The result is a current, decision-ready view of cash. Instead of updating the cash flow views from scratch, the team starts from a prepared view of cash movements, proposed classifications, AR matches, remittance support, and flagged exceptions.
The workflow has eliminated more than 30 hours of manual work each month while making the forecast more timely and consistent, and the value scales with transaction volume because the agent keeps doing the daily pull, classification, and reconciliation without finance moving between systems each time.
T&E reporting becomes difficult when the question leaders care about is several steps removed from the raw data. A business leader does not just want to know total spend. They want to understand who spent it, which team it belonged to, what region it supported, what category it fell into, and whether the spend was tied to the right business activity. But the underlying data usually does not arrive that way. Expense data, employee records, department mappings, regions, categories, and business context often live in different systems.

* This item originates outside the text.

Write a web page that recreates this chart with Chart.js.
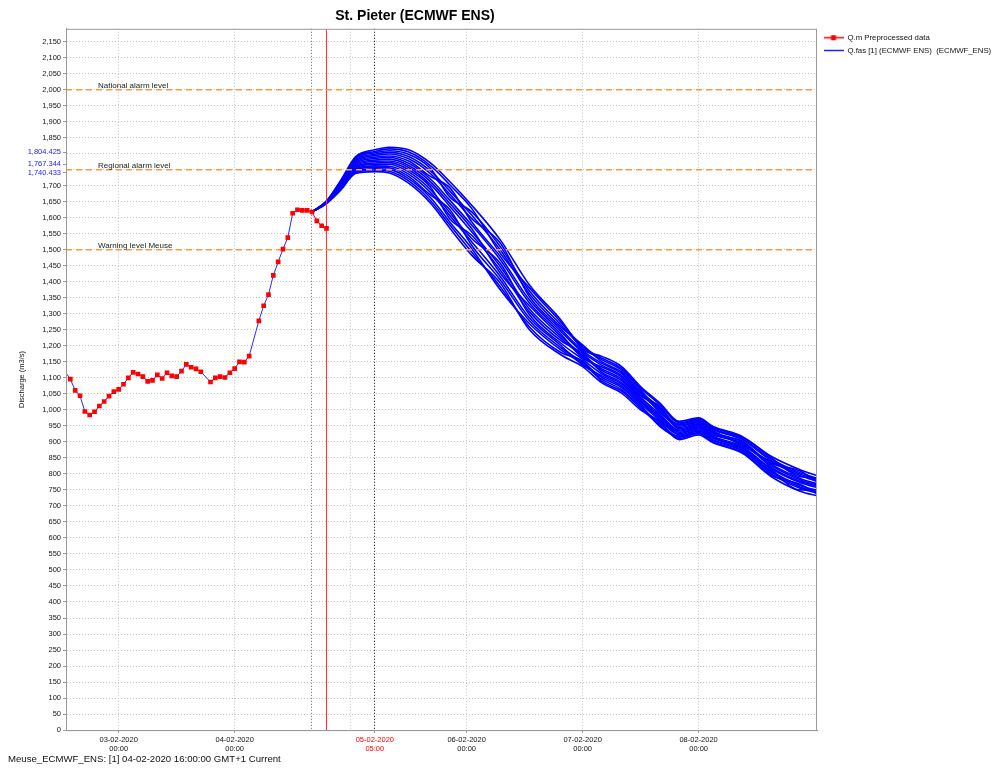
<!DOCTYPE html>
<html>
<head>
<meta charset="utf-8">
<title>St. Pieter (ECMWF ENS)</title>
<script src="https://cdn.jsdelivr.net/npm/chart.js@4.4.1/dist/chart.umd.min.js"></script>
<style>
    html, body { margin: 0; padding: 0; background: #fff; }
    canvas { display: block; }
</style>
</head>
<body>
<canvas id="grafico" width="993" height="769"></canvas>
<script>
// eixo x em horas desde 03-02-2020 00:00
var xMin = -10.9;
var xMax = 144.5;
var yMax = 2190;

// Q.m observado (horas faltando: 18 e 28)
var obsHours = [-11, -10, -9, -8, -7, -6, -5, -4, -3, -2, -1, 0, 1, 2, 3, 4, 5, 6, 7, 8, 9, 10,
    11, 12, 13, 14, 15, 16, 17, 19, 20, 21, 22, 23, 24, 25, 26, 27, 29, 30, 31, 32, 33, 34,
    35, 36, 37, 38, 39, 40, 41, 42, 43];
var obsValues = [1118, 1096, 1061, 1044, 995, 984, 994, 1012, 1026, 1043, 1057, 1064, 1080, 1100,
    1117, 1112, 1104, 1089, 1092, 1109, 1098, 1116, 1106, 1104, 1121, 1142, 1133, 1128, 1119,
    1087, 1100, 1104, 1101, 1116, 1129, 1150, 1149, 1168, 1278, 1325, 1360, 1420, 1462, 1502,
    1538, 1614, 1625, 1623, 1623, 1618, 1590, 1575, 1567];

// previsão ECMWF ENS: uma linha por instante, uma coluna por membro
var ensHours = [40, 43, 46, 49, 53, 56, 60, 64.5, 68.5, 73, 79, 85, 91.5, 96, 100, 104, 108, 112,
    116, 120, 123, 129, 135, 141, 145];
var ensRows = [
    [1618, 1618, 1618, 1618, 1618, 1618, 1618, 1618, 1618, 1618, 1618, 1618, 1618, 1618, 1618, 1618],
    [1652, 1652, 1651, 1650, 1650, 1649, 1649, 1648, 1648, 1647, 1647, 1646, 1646, 1645, 1645, 1644],
    [1718, 1716, 1714, 1712, 1710, 1708, 1706, 1704, 1701, 1699, 1697, 1695, 1693, 1691, 1689, 1687],
    [1790, 1787, 1783, 1780, 1776, 1773, 1769, 1766, 1762, 1759, 1755, 1752, 1748, 1745, 1741, 1738],
    [1812, 1807, 1803, 1798, 1794, 1789, 1785, 1780, 1776, 1771, 1767, 1762, 1758, 1753, 1749, 1744],
    [1820, 1815, 1809, 1804, 1799, 1793, 1788, 1783, 1777, 1772, 1767, 1761, 1756, 1751, 1745, 1740],
    [1812, 1805, 1798, 1791, 1784, 1777, 1770, 1763, 1757, 1750, 1743, 1736, 1729, 1722, 1715, 1708],
    [1771, 1763, 1754, 1746, 1738, 1729, 1721, 1713, 1704, 1696, 1688, 1679, 1671, 1663, 1654, 1646],
    [1713, 1703, 1665, 1684, 1674, 1694, 1655, 1645, 1636, 1597, 1616, 1607, 1626, 1587, 1578, 1568],
    [1640, 1630, 1619, 1609, 1598, 1588, 1578, 1567, 1557, 1546, 1536, 1526, 1515, 1505, 1494, 1484],
    [1530, 1488, 1509, 1499, 1520, 1478, 1468, 1426, 1447, 1436, 1457, 1416, 1405, 1374, 1384, 1395],
    [1390, 1381, 1371, 1362, 1353, 1343, 1334, 1325, 1315, 1306, 1297, 1287, 1278, 1269, 1259, 1250],
    [1281, 1274, 1266, 1259, 1252, 1245, 1237, 1230, 1223, 1216, 1208, 1201, 1194, 1187, 1179, 1172],
    [1189, 1198, 1194, 1203, 1185, 1180, 1162, 1171, 1167, 1176, 1158, 1140, 1149, 1144, 1153, 1135],
    [1167, 1161, 1156, 1150, 1145, 1139, 1134, 1128, 1123, 1117, 1112, 1106, 1101, 1095, 1090, 1084],
    [1136, 1130, 1125, 1119, 1114, 1108, 1103, 1097, 1092, 1086, 1081, 1075, 1070, 1064, 1059, 1053],
    [1073, 1068, 1063, 1058, 1054, 1049, 1044, 1039, 1034, 1029, 1024, 1019, 1015, 1010, 1005, 1000],
    [1021, 1016, 992, 1006, 1002, 997, 1011, 987, 982, 977, 972, 967, 948, 958, 953, 963],
    [964, 960, 956, 953, 949, 945, 941, 937, 934, 930, 926, 922, 918, 915, 911, 907],
    [975, 971, 968, 964, 961, 957, 954, 950, 947, 943, 940, 936, 933, 929, 926, 922],
    [948, 945, 941, 938, 934, 931, 928, 924, 921, 917, 914, 911, 907, 904, 900, 897],
    [917, 914, 910, 907, 889, 900, 896, 893, 903, 886, 882, 879, 875, 872, 868, 865],
    [855, 851, 847, 842, 838, 834, 830, 826, 821, 817, 813, 809, 805, 800, 796, 792],
    [813, 791, 804, 800, 795, 809, 786, 782, 777, 773, 750, 764, 759, 755, 768, 746],
    [792, 788, 784, 780, 775, 771, 767, 763, 759, 755, 751, 747, 742, 738, 734, 730]
];

// níveis de alerta
var thresholdNames = ['National alarm level', 'Regional alarm level', 'Warning level Meuse'];
var thresholdValues = [2000, 1750, 1500];

// rótulos azuis do pico (máx, mediana, mín)
var peakValues = [1804.425, 1767.344, 1740.433];
var hiddenYTicks = [1750, 1800];

// linhas verticais
var t0Hour = 40;
var nowHour = 43;
var highlightHour = 53;

var xTickHours = [0, 24, 40, 48, 53, 72, 96, 120];
var xTickLabels = [['03-02-2020', '00:00'], ['04-02-2020', '00:00'], '', '',
    ['05-02-2020', '05:00'], ['06-02-2020', '00:00'], ['07-02-2020', '00:00'], ['08-02-2020', '00:00']];

Chart.defaults.font.family = '"Liberation Sans", Arial, sans-serif';
Chart.defaults.color = '#111';

var GRADE = '#c4c4c4';

function icone(cor, marcador) {
    var c = document.createElement('canvas');
    c.width = 20;
    c.height = 7;
    var g = c.getContext('2d');
    g.strokeStyle = cor;
    g.lineWidth = 1.5;
    g.beginPath();
    g.moveTo(0, 3.5);
    g.lineTo(20, 3.5);
    g.stroke();
    if (marcador) {
        g.fillStyle = cor;
        g.fillRect(7.5, 1, 5, 5);
    }
    return c;
}
var iconeObs = icone('#ff0000', true);
var iconeFas = icone('#2222ff', false);

var datasets = [];

datasets.push({
    label: 'Q.m Preprocessed data',
    data: obsHours.map(function (h, i) { return { x: h, y: obsValues[i] }; }),
    borderColor: '#ff0000',
    backgroundColor: '#ff0000',
    borderWidth: 1,
    pointStyle: 'rect',
    pointRadius: function (c) { return c.raw && c.raw.x < xMin ? 0 : 3.3; },
    pointBorderWidth: 0,
    segment: {
        borderColor: function (c) { return c.p1.parsed.x <= t0Hour ? '#2a2aff' : '#ff0000'; }
    },
    order: 0
});

thresholdValues.forEach(function (v) {
    datasets.push({
        label: '',
        data: [{ x: xMin, y: v }, { x: xMax, y: v }],
        borderColor: '#ff9a33',
        borderDash: [6, 4],
        borderWidth: 1.5,
        pointRadius: 0,
        order: 1
    });
});

datasets.push({
    label: '',
    data: [{ x: nowHour, y: 0 }, { x: nowHour, y: yMax }],
    borderColor: '#ff3030',
    borderWidth: 1,
    pointRadius: 0,
    order: 2
});

for (var m = 0; m < ensRows[0].length; m++) {
    datasets.push({
        label: m === 0 ? 'Q.fas [1] (ECMWF ENS)  (ECMWF_ENS)' : '',
        data: ensHours.map(function (h, t) { return { x: h, y: ensRows[t][m] }; }),
        borderColor: '#0000ff',
        borderWidth: 1.6,
        pointRadius: 0,
        cubicInterpolationMode: 'monotone',
        order: 3
    });
}

var rotulosLimiares = {
    id: 'rotulosLimiares',
    afterDatasetsDraw: function (chart) {
        var ctx = chart.ctx;
        var area = chart.chartArea;
        var y = chart.scales.y;
        ctx.save();
        ctx.font = '8px "Liberation Sans", Arial, sans-serif';
        ctx.fillStyle = '#222';
        ctx.textBaseline = 'alphabetic';
        thresholdNames.forEach(function (nome, i) {
            ctx.fillText(nome, area.left + 32, y.getPixelForValue(thresholdValues[i]) - 2);
        });
        ctx.restore();
    }
};

var moldura = {
    id: 'moldura',
    afterDraw: function (chart) {
        var a = chart.chartArea;
        var ctx = chart.ctx;
        ctx.save();
        ctx.strokeStyle = '#9a9a9a';
        ctx.lineWidth = 1;
        ctx.strokeRect(a.left + 0.5, a.top + 0.5, a.right - a.left - 1, a.bottom - a.top);
        ctx.restore();
    }
};

// título centrado fora da legenda; legenda um pouco à direita
var ajusteLayout = {
    id: 'ajusteLayout',
    afterLayout: function (chart) {
        var area = chart.chartArea;
        chart.titleBlock.left = 0;
        chart.titleBlock.right = area.right + 13;
        var w = chart.legend.width;
        chart.legend.left = area.right + 1.5;
        chart.legend.right = chart.legend.left + w;
    }
};

var chart = new Chart(document.getElementById('grafico').getContext('2d'), {
    type: 'line',
    data: { datasets: datasets },
    plugins: [rotulosLimiares, moldura, ajusteLayout],
    options: {
        responsive: false,
        animation: false,
        events: [],
        layout: { padding: { left: 8, right: 0, top: 0, bottom: 0 } },
        plugins: {
            title: {
                display: true,
                text: 'St. Pieter (ECMWF ENS)',
                font: { size: 14, weight: 'bold' },
                color: '#000',
                padding: { top: 8, bottom: 4 }
            },
            subtitle: {
                display: true,
                position: 'bottom',
                align: 'start',
                text: 'Meuse_ECMWF_ENS: [1] 04-02-2020 16:00:00 GMT+1 Current',
                font: { size: 9.6 },
                color: '#111',
                padding: { top: 2.5, bottom: 3.5 }
            },
            legend: {
                position: 'right',
                align: 'start',
                fullSize: false,
                maxWidth: 176,
                labels: {
                    usePointStyle: true,
                    pointStyleWidth: 20,
                    padding: 5,
                    font: { size: 7.8 },
                    color: '#111',
                    generateLabels: function (chart) {
                        var itens = Chart.defaults.plugins.legend.labels.generateLabels(chart);
                        itens = itens.filter(function (i) { return i.text; });
                        itens.forEach(function (i) {
                            i.pointStyle = i.datasetIndex === 0 ? iconeObs : iconeFas;
                        });
                        return itens;
                    }
                }
            },
            tooltip: { enabled: false }
        },
        scales: {
            x: {
                type: 'linear',
                min: xMin,
                max: xMax,
                afterBuildTicks: function (s) {
                    s.ticks = xTickHours.map(function (v) { return { value: v }; });
                },
                afterFit: function (s) { s.height = 21.4; },
                ticks: {
                    autoSkip: false,
                    maxRotation: 0,
                    padding: 2,
                    font: { size: 7.5 },
                    color: function (c) { return c.tick && c.tick.value === highlightHour ? '#ff0000' : '#111'; },
                    callback: function (v) {
                        var i = xTickHours.indexOf(v);
                        return i < 0 ? '' : xTickLabels[i];
                    }
                },
                grid: {
                    color: function (c) {
                        if (!c.tick) return GRADE;
                        if (c.tick.value === highlightHour) return '#000';
                        if (c.tick.value === t0Hour) return '#666';
                        return GRADE;
                    },
                    tickColor: function (c) {
                        if (!c.tick) return GRADE;
                        return xTickLabels[xTickHours.indexOf(c.tick.value)] ? '#999' : 'rgba(0,0,0,0)';
                    },
                    tickLength: 3
                },
                border: { color: '#9a9a9a', width: 1, dash: [1, 2] }
            },
            y: {
                min: 0,
                max: yMax,
                afterBuildTicks: function (s) {
                    var t = s.ticks.filter(function (k) { return k.value <= 2150; });
                    peakValues.forEach(function (v) { t.push({ value: v }); });
                    t.sort(function (a, b) { return a.value - b.value; });
                    s.ticks = t;
                },
                afterFit: function (s) { s.width = 58; },
                ticks: {
                    stepSize: 50,
                    autoSkip: false,
                    padding: 2,
                    font: { size: 7.5 },
                    color: function (c) {
                        return c.tick && peakValues.indexOf(c.tick.value) >= 0 ? '#2020ff' : '#111';
                    },
                    callback: function (v) {
                        return hiddenYTicks.indexOf(v) >= 0 ? '' : v.toLocaleString('en-US');
                    }
                },
                grid: {
                    color: function (c) {
                        return c.tick && peakValues.indexOf(c.tick.value) >= 0 ? 'rgba(0,0,0,0)' : GRADE;
                    },
                    tickColor: function (c) {
                        return c.tick && hiddenYTicks.indexOf(c.tick.value) >= 0 ? 'rgba(0,0,0,0)' : '#999';
                    },
                    tickLength: 3
                },
                border: { color: '#9a9a9a', width: 1, dash: [1, 2] },
                title: {
                    display: true,
                    text: 'Discharge (m3/s)',
                    font: { size: 7.5 },
                    color: '#111',
                    padding: { top: 9, bottom: 0 }
                }
            }
        }
    }
});
</script>
</body>
</html>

Pulling that together used to mean rebuilding a usable reporting layer every cycle: pulling datasets, mapping employees, cleaning inconsistent fields, classifying transactions, and reassembling reporting views.
This is exactly the repetitive work that burning tokens instead of headcount is meant to absorb. Doppel built an agent to handle the data preparation. It pulls the required datasets, merges records using employee email as the unique identifier, applies predefined data-quality checks, maps employees to the right departments and regions, classifies transactions where needed, and prepares the output for reporting. Scattered expense and employee data becomes a governed reporting layer that leaders can query without waiting on a manual refresh.
The output is published to an interactive dashboard where leaders can explore spend by employee, department, region, category, and ROI. Instead of asking finance to refresh another spreadsheet or answer one-off follow-up questions, stakeholders can self-serve the analysis while finance maintains control over the underlying data logic. The data preparation itself saves roughly eight hours each month. More importantly, finance stops rebuilding the same reporting layer each cycle and starts from a consistent, governed dataset.
Across both examples, the same three principles show up together.
Pushing AI to its limits in finance does not mean handing over judgment. It means putting agents on the messy, judgment-adjacent work the team has always done by hand: reading unstructured emails, reconciling collections, classifying ambiguous transactions, and preparing outputs for review.
The control layer is what makes that possible. Confidence thresholds, exception routing, and human review define where automation ends and finance judgment begins.
That is how we burn tokens instead of headcount on the repetitive data retrieval and cleanup, while building workflows that compound with every review.
For modern finance teams, the opportunity is to identify the recurring work that sits between raw data and business decisions, then design controlled agent workflows around it. That is how finance work becomes repeatable, reviewable, and scalable.